Transcribe all of the material exactly. Any picture in it should be left out.
--- Start ---
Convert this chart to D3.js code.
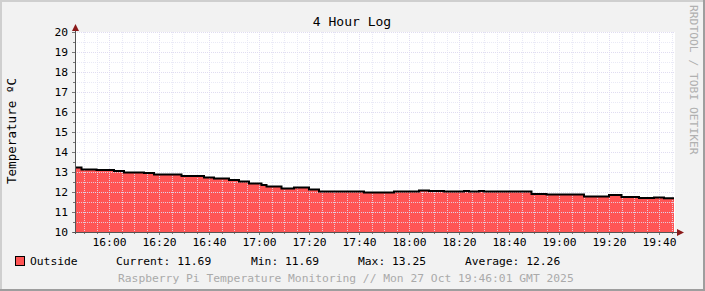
<!DOCTYPE html>
<html><head><meta charset="utf-8">
<script src="https://cdn.jsdelivr.net/npm/d3@7"></script>
<style>
html,body{margin:0;padding:0;background:#f2f2f2;}
svg text{font-family:"DejaVu Sans Mono",monospace;}
</style></head>
<body><svg id="c" width="705" height="291"></svg>
<script>
// ---- data ----
const times = ["15:46","15:49","15:55","16:02","16:06","16:14","16:18","16:29","16:38","16:42","16:48","16:52","16:56","17:01","17:03","17:09","17:14","17:20","17:24","17:32","17:42","17:54","18:04","18:08","18:14","18:22","18:24","18:28","18:30","18:49","18:55","19:10","19:20","19:25","19:32","19:38","19:42","19:46"];
const values = [13.22,13.13,13.10,13.05,12.98,12.95,12.88,12.80,12.73,12.68,12.60,12.53,12.43,12.35,12.27,12.18,12.22,12.13,12.03,12.02,11.98,12.02,12.07,12.05,12.02,12.05,12.02,12.05,12.02,11.90,11.87,11.77,11.85,11.75,11.70,11.72,11.69,11.69];
const xTickLabels = ["16:00","16:20","16:40","17:00","17:20","17:40","18:00","18:20","18:40","19:00","19:20","19:40"];
const yTickLabels = [10,11,12,13,14,15,16,17,18,19,20];
const seriesName = "Outside";
const stats = {current:"11.69", min:"11.69", max:"13.25", avg:"12.26"};
const title = "4 Hour Log";
const yTitle = "Temperature ºC";
const footer = "Raspberry Pi Temperature Monitoring // Mon 27 Oct 19:46:01 GMT 2025";
const watermark = "RRDTOOL / TOBI OETIKER";

// ---- drawing ----
const svg = d3.select("#c");
const W=705,H=291;
const day = "2025-10-27 ";
const parse = d3.timeParse("%Y-%m-%d %H:%M:%S");
const pt = s => parse(day + (s.length===5 ? s+":00" : s));
const data = times.map((t,i)=>({t:pt(t), v:values[i]}));

const L=75,R=675,T=32,B=232;
const x = d3.scaleTime().domain([pt("15:46:24"), pt("19:46:24")]).range([L,R]);
const y = d3.scaleLinear().domain([10,20]).range([B,T]);

// background + border
svg.append("rect").attr("x",0).attr("y",0).attr("width",W).attr("height",H).attr("fill","#f2f2f2");
svg.append("path").attr("d",`M1,${H} V1 H${W}`).attr("stroke","#cfcfcf").attr("stroke-width",2).attr("fill","none");
svg.append("path").attr("d",`M0,${H-1} H${W-1} V0`).attr("stroke","#9e9e9e").attr("stroke-width",2).attr("fill","none");

// canvas
svg.append("rect").attr("x",L).attr("y",T).attr("width",R-L).attr("height",B-T).attr("fill","#ffffff");

svg.append("defs").append("clipPath").attr("id","clip")
  .append("rect").attr("x",L).attr("y",T-2).attr("width",R-L).attr("height",B-T+2);

const area = d3.area().curve(d3.curveStepAfter).x(d=>x(d.t)).y0(y(10)).y1(d=>y(d.v));
svg.append("path").datum(data).attr("clip-path","url(#clip)").attr("d",area).attr("fill","#ff5555");

// grid
const minorCol = "rgba(228,228,244,0.8)", majorCol = "rgba(222,218,240,0.95)";
const g = svg.append("g");
const minorX = d3.timeMinute.every(5).range(x.domain()[0], x.domain()[1]);
minorX.forEach(t=>{
  const major = t.getMinutes()%20===0;
  const px = Math.round(x(t))+0.5;
  g.append("line").attr("x1",px).attr("x2",px).attr("y1",T).attr("y2",B)
   .attr("stroke", major?majorCol:minorCol)
   .attr("stroke-dasharray","1,1");
  g.append("line").attr("x1",px).attr("x2",px).attr("y1",B).attr("y2",B+(major?3:2))
   .attr("stroke","#777");
});
d3.range(10,20.01,0.5).forEach(v=>{
  const major = Math.abs(v-Math.round(v))<1e-6;
  const py = Math.round(y(v))+0.5;
  if(v>10) g.append("line").attr("x1",L).attr("x2",R).attr("y1",py).attr("y2",py)
   .attr("stroke", major?majorCol:minorCol)
   .attr("stroke-dasharray","1,1");
  g.append("line").attr("x1",L-(major?3:2)).attr("x2",L).attr("y1",py).attr("y2",py).attr("stroke","#777");
});

// line
const line = d3.line().curve(d3.curveStepAfter).x(d=>x(d.t)).y(d=>y(d.v));
svg.append("path").datum(data).attr("clip-path","url(#clip)").attr("d",line)
  .attr("fill","none").attr("stroke","#000").attr("stroke-width",2);

// axes
svg.append("line").attr("x1",L+0.5).attr("x2",L+0.5).attr("y1",B+2).attr("y2",T-3).attr("stroke","#555");
svg.append("line").attr("x1",L-2).attr("x2",R+4).attr("y1",B+0.5).attr("y2",B+0.5).attr("stroke","#555");
svg.append("path").attr("d",`M${L-3},${T-1} L${L+0.5},${T-8} L${L+4},${T-1} Z`).attr("fill","#8b1a1a");
svg.append("path").attr("d",`M${R+2},${B-3} L${R+9},${B+0.5} L${R+2},${B+4} Z`).attr("fill","#8b1a1a");

// tick labels
const yAxis = d3.axisLeft(y).tickValues(yTickLabels).tickSize(0).tickPadding(7).tickFormat(d3.format("d"));
const ya = svg.append("g").attr("transform",`translate(${L},0)`).call(yAxis);
ya.select(".domain").remove();
ya.selectAll("text").attr("font-family","DejaVu Sans Mono").attr("font-size","11.3px").attr("fill","#000");

const xTicks = xTickLabels.map(s=>pt(s));
const xAxis = d3.axisBottom(x).tickValues(xTicks).tickSize(0).tickPadding(6).tickFormat(d3.timeFormat("%H:%M"));
const xa = svg.append("g").attr("transform",`translate(0,${B})`).call(xAxis);
xa.select(".domain").remove();
xa.selectAll("text").attr("font-family","DejaVu Sans Mono").attr("font-size","11.3px").attr("fill","#000");

// title
svg.append("text").attr("x",352).attr("y",26).attr("text-anchor","middle")
  .attr("font-size","13px").attr("fill","#000").text(title);
// y title
svg.append("text").attr("transform","translate(16,131) rotate(-90)").attr("text-anchor","middle")
  .attr("font-size","12.6px").attr("fill","#000").text(yTitle);
// watermark
svg.append("text").attr("transform","translate(690,5) rotate(90)").attr("text-anchor","start")
  .attr("font-size","11.3px").attr("fill","#b0b0b0").text(watermark);

// legend
svg.append("rect").attr("x",15.5).attr("y",256.5).attr("width",9).attr("height",9)
  .attr("fill","#ff5555").attr("stroke","#000").attr("stroke-width",1);
const lg = [[30,seriesName],[116,"Current: "+stats.current],[251,"Min: "+stats.min],[358,"Max: "+stats.max],[465,"Average: "+stats.avg]];
lg.forEach(d=>svg.append("text").attr("x",d[0]).attr("y",265).attr("font-size","11.3px").attr("fill","#000").text(d[1]));
svg.append("text").attr("x",118).attr("y",282).attr("font-size","11.3px").attr("fill","#aaaaaa").text(footer);
</script></body></html>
--- End ---
▶ TASK RESPONSE:
Convert this chart to D3.js code.
<!DOCTYPE html>
<html><head><meta charset="utf-8">
<script src="https://cdn.jsdelivr.net/npm/d3@7"></script>
<style>
html,body{margin:0;padding:0;background:#f2f2f2;}
svg text{font-family:"DejaVu Sans Mono",monospace;}
</style></head>
<body><svg id="c" width="705" height="291"></svg>
<script>
// ---- data ----
const times = ["15:46","15:49","15:55","16:02","16:06","16:14","16:18","16:29","16:38","16:42","16:48","16:52","16:56","17:01","17:03","17:09","17:14","17:20","17:24","17:32","17:42","17:54","18:04","18:08","18:14","18:22","18:24","18:28","18:30","18:49","18:55","19:10","19:20","19:25","19:32","19:38","19:42","19:46"];
const values = [13.22,13.13,13.10,13.05,12.98,12.95,12.88,12.80,12.73,12.68,12.60,12.53,12.43,12.35,12.27,12.18,12.22,12.13,12.03,12.02,11.98,12.02,12.07,12.05,12.02,12.05,12.02,12.05,12.02,11.90,11.87,11.77,11.85,11.75,11.70,11.72,11.69,11.69];
const xTickLabels = ["16:00","16:20","16:40","17:00","17:20","17:40","18:00","18:20","18:40","19:00","19:20","19:40"];
const yTickLabels = [10,11,12,13,14,15,16,17,18,19,20];
const seriesName = "Outside";
const stats = {current:"11.69", min:"11.69", max:"13.25", avg:"12.26"};
const title = "4 Hour Log";
const yTitle = "Temperature ºC";
const footer = "Raspberry Pi Temperature Monitoring // Mon 27 Oct 19:46:01 GMT 2025";
const watermark = "RRDTOOL / TOBI OETIKER";

// ---- drawing ----
const svg = d3.select("#c");
const W=705,H=291;
const day = "2025-10-27 ";
const parse = d3.timeParse("%Y-%m-%d %H:%M:%S");
const pt = s => parse(day + (s.length===5 ? s+":00" : s));
const data = times.map((t,i)=>({t:pt(t), v:values[i]}));

const L=75,R=675,T=32,B=232;
const x = d3.scaleTime().domain([pt("15:46:24"), pt("19:46:24")]).range([L,R]);
const y = d3.scaleLinear().domain([10,20]).range([B,T]);

// background + border
svg.append("rect").attr("x",0).attr("y",0).attr("width",W).attr("height",H).attr("fill","#f2f2f2");
svg.append("path").attr("d",`M1,${H} V1 H${W}`).attr("stroke","#cfcfcf").attr("stroke-width",2).attr("fill","none");
svg.append("path").attr("d",`M0,${H-1} H${W-1} V0`).attr("stroke","#9e9e9e").attr("stroke-width",2).attr("fill","none");

// canvas
svg.append("rect").attr("x",L).attr("y",T).attr("width",R-L).attr("height",B-T).attr("fill","#ffffff");

svg.append("defs").append("clipPath").attr("id","clip")
  .append("rect").attr("x",L).attr("y",T-2).attr("width",R-L).attr("height",B-T+2);

const area = d3.area().curve(d3.curveStepAfter).x(d=>x(d.t)).y0(y(10)).y1(d=>y(d.v));
svg.append("path").datum(data).attr("clip-path","url(#clip)").attr("d",area).attr("fill","#ff5555");

// grid
const minorCol = "rgba(228,228,244,0.8)", majorCol = "rgba(222,218,240,0.95)";
const g = svg.append("g");
const minorX = d3.timeMinute.every(5).range(x.domain()[0], x.domain()[1]);
minorX.forEach(t=>{
  const major = t.getMinutes()%20===0;
  const px = Math.round(x(t))+0.5;
  g.append("line").attr("x1",px).attr("x2",px).attr("y1",T).attr("y2",B)
   .attr("stroke", major?majorCol:minorCol)
   .attr("stroke-dasharray","1,1");
  g.append("line").attr("x1",px).attr("x2",px).attr("y1",B).attr("y2",B+(major?3:2))
   .attr("stroke","#777");
});
d3.range(10,20.01,0.5).forEach(v=>{
  const major = Math.abs(v-Math.round(v))<1e-6;
  const py = Math.round(y(v))+0.5;
  if(v>10) g.append("line").attr("x1",L).attr("x2",R).attr("y1",py).attr("y2",py)
   .attr("stroke", major?majorCol:minorCol)
   .attr("stroke-dasharray","1,1");
  g.append("line").attr("x1",L-(major?3:2)).attr("x2",L).attr("y1",py).attr("y2",py).attr("stroke","#777");
});

// line
const line = d3.line().curve(d3.curveStepAfter).x(d=>x(d.t)).y(d=>y(d.v));
svg.append("path").datum(data).attr("clip-path","url(#clip)").attr("d",line)
  .attr("fill","none").attr("stroke","#000").attr("stroke-width",2);

// axes
svg.append("line").attr("x1",L+0.5).attr("x2",L+0.5).attr("y1",B+2).attr("y2",T-3).attr("stroke","#555");
svg.append("line").attr("x1",L-2).attr("x2",R+4).attr("y1",B+0.5).attr("y2",B+0.5).attr("stroke","#555");
svg.append("path").attr("d",`M${L-3},${T-1} L${L+0.5},${T-8} L${L+4},${T-1} Z`).attr("fill","#8b1a1a");
svg.append("path").attr("d",`M${R+2},${B-3} L${R+9},${B+0.5} L${R+2},${B+4} Z`).attr("fill","#8b1a1a");

// tick labels
const yAxis = d3.axisLeft(y).tickValues(yTickLabels).tickSize(0).tickPadding(7).tickFormat(d3.format("d"));
const ya = svg.append("g").attr("transform",`translate(${L},0)`).call(yAxis);
ya.select(".domain").remove();
ya.selectAll("text").attr("font-family","DejaVu Sans Mono").attr("font-size","11.3px").attr("fill","#000");

const xTicks = xTickLabels.map(s=>pt(s));
const xAxis = d3.axisBottom(x).tickValues(xTicks).tickSize(0).tickPadding(6).tickFormat(d3.timeFormat("%H:%M"));
const xa = svg.append("g").attr("transform",`translate(0,${B})`).call(xAxis);
xa.select(".domain").remove();
xa.selectAll("text").attr("font-family","DejaVu Sans Mono").attr("font-size","11.3px").attr("fill","#000");

// title
svg.append("text").attr("x",352).attr("y",26).attr("text-anchor","middle")
  .attr("font-size","13px").attr("fill","#000").text(title);
// y title
svg.append("text").attr("transform","translate(16,131) rotate(-90)").attr("text-anchor","middle")
  .attr("font-size","12.6px").attr("fill","#000").text(yTitle);
// watermark
svg.append("text").attr("transform","translate(690,5) rotate(90)").attr("text-anchor","start")
  .attr("font-size","11.3px").attr("fill","#b0b0b0").text(watermark);

// legend
svg.append("rect").attr("x",15.5).attr("y",256.5).attr("width",9).attr("height",9)
  .attr("fill","#ff5555").attr("stroke","#000").attr("stroke-width",1);
const lg = [[30,seriesName],[116,"Current: "+stats.current],[251,"Min: "+stats.min],[358,"Max: "+stats.max],[465,"Average: "+stats.avg]];
lg.forEach(d=>svg.append("text").attr("x",d[0]).attr("y",265).attr("font-size","11.3px").attr("fill","#000").text(d[1]));
svg.append("text").attr("x",118).attr("y",282).attr("font-size","11.3px").attr("fill","#aaaaaa").text(footer);
</script></body></html>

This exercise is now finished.